By Tanya Silverman
Photo courtesy of Wikipedia Commons.
Interest in Mediterranean cuisine stems from Isabella’s upbringing. Growing up in an Italian family, he cites his number-one influence as his grandmother, who inspired him to start rolling meatballs as a little kid. As for the Greek side of things, Isabella mentions his vegetarian mother who had a taste for items like tabbouleh, hummus, spanakopita, falafel, and baklava.
Isabella cooked his way around the East Coast. He attended culinary school in New York City, worked at Latin dining establishments in Philadelphia, and at a Greek restaurant in Atlanta until taking an educational journey through Greece and the Middle East to explore special tastes and techniques. Back in D.C., Isabella worked as executive chef for three years at Jose Andres’ Zaytinya, and in June 2011, opened Graffiato in the city’s Chinatown neighborhood.
Sounds like a delicious adventure to get where he’s at today – but now that he’s busy running three places, isn’t it overwhelming?
“Well, you have to be really serious, and you have to know that you love what you do, but you have to put the time in,” Mike Isabella tells BTR.
It’s not a leisurely lifestyle, either, as he barely gets time off.
“If I do get a day off, it’s a different matter, where I’m working at home, and I’m doing some phone calls, or I’m doing some e-mails. But it’s a life-long, everyday type of job,” he says.
Though a commitment, Isabella says that his dining establishments definitely provide an outlet for the personal niche he cultivated in his years of practice throughout different kitchens and cultures.
He describes Graffiato as “Italian-inspired”, fusing flavors he grew up with and techniques he learned through other careers.
“I put a lot of little touches on all the foods, so it sounds simple and it tastes great but there’s always something unique that you wouldn’t typically see in certain dishes.”
At Kapnos, which is more upscale, Isabella and his team make an effort to evolve Greek cuisine by taking the classics, reworking them to look more sophisticated and taste a little different – beyond the touristy tokens that people are used to seeing, like a typical lamb gyro.
Besides, he’s not just stuck in D.C., Isabella serves on the American Chefs Corps where he gets to practice international culinary diplomacy.
“I was the first chef from the Chef Corps to travel abroad in Greece and Turkey, work in some of the kitchens, do some speaking, cook at one of the culinary schools in Istanbul, and bring people together around the world of food, which is the way I was raised as a kid,” says Isabella.
Isabella considers it an honor to be the first Chef Corps chef to do this, and is planning on another trip next year.
Also, Isabella appeared on the screen for Season Six of Top Chef and runner-up on Top Chef All Stars – not to mention authored a cookbook, Crazy Good Italian.
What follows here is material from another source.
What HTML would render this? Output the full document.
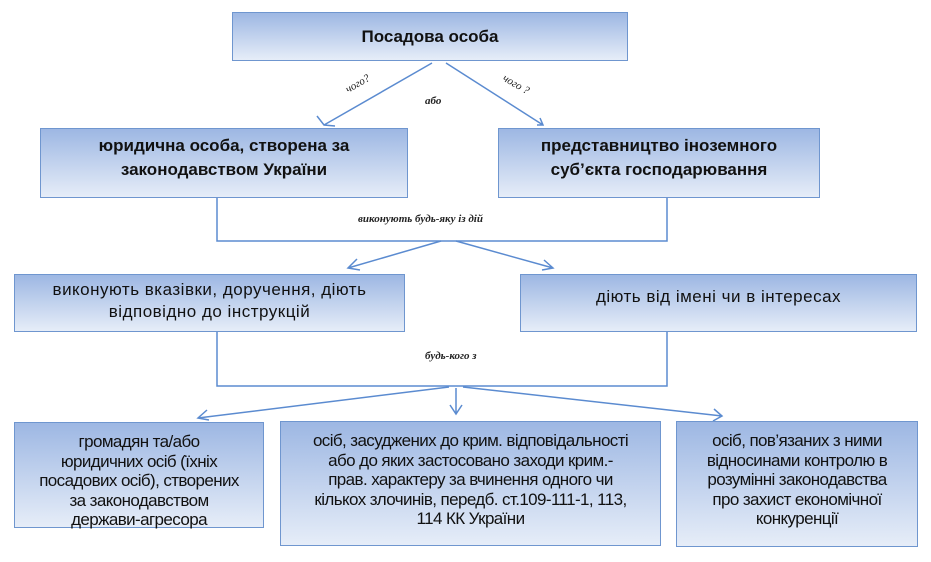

When asked how he’s able to multitask all of his projects, Isabella gives credit to the team he works with at his restaurants.
“I have a great support staff to really help me out and help me evolve and grow, get stronger and better,” he says.
Having worked with Latin, Italian, and Greek styles, BTR asks Isabella whether he advises prospective chefs to keep the regional skills separate, or to follow a more integrative approach.
“I definitely think it’s good to learn different styles and put them together, and that makes you who you are,” says Isabella.
For instance, if chefs just pigeonhole themselves with French cuisine, they will only know how to “cook classic French, and that’s what’s been going on for hundreds of years.” Chefs can expand their horizons by experimenting with new things like Portuguese flavors, Mexican spices, or Spanish techniques, in order to foster their own signature styles and master a niche they can call their own.
“That’s what I do in my restaurants, Kapnos, G, and Graffiato,” he says.
This summer, Michael Isabella plans to take his Greek recipes over to Arlington, Va., by opening Kapnos Taverna.